The most horrifying part of the recent IT Movie isn’t Pennywise the clown. It’s the stock treatment of the novel’s sole female protagonist, Beverly Marsh.

Even if you’ve never read the book, you probably know what Stephen King’s IT is about. A rag tag group of tweens, who call themselves The Losers’ Club, band together to fight an incarnation of true evil that frequently manifests into the shape of a freaky clown. Then, a quarter century later, the same kids are called back to their hometown to make a final stand against the creature.

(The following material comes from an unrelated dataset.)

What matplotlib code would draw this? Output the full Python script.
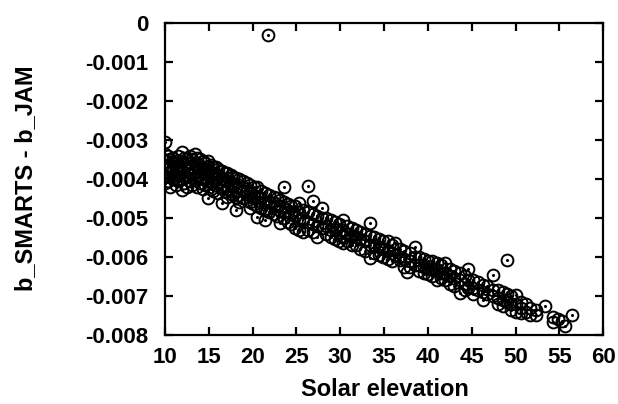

After a ton of hype, the new film, following the ‘kids’ half of the novel, was officially released today. And, as a Constant Reader of King’s work, of course I was expecting to be let down. After all, the book is always better than the movie, right? I knew that some of my favorite scenes wouldn’t be included, that some of the dialogue would ring hollow, or that the effects might not hold up. Yet, I was along for the ride, excited to see a new version of King’s book brought to life. That is, until I saw the sharp and wholly unnecessary shift in the characterization of one of my favorite King creations, the whip smart Beverly Marsh.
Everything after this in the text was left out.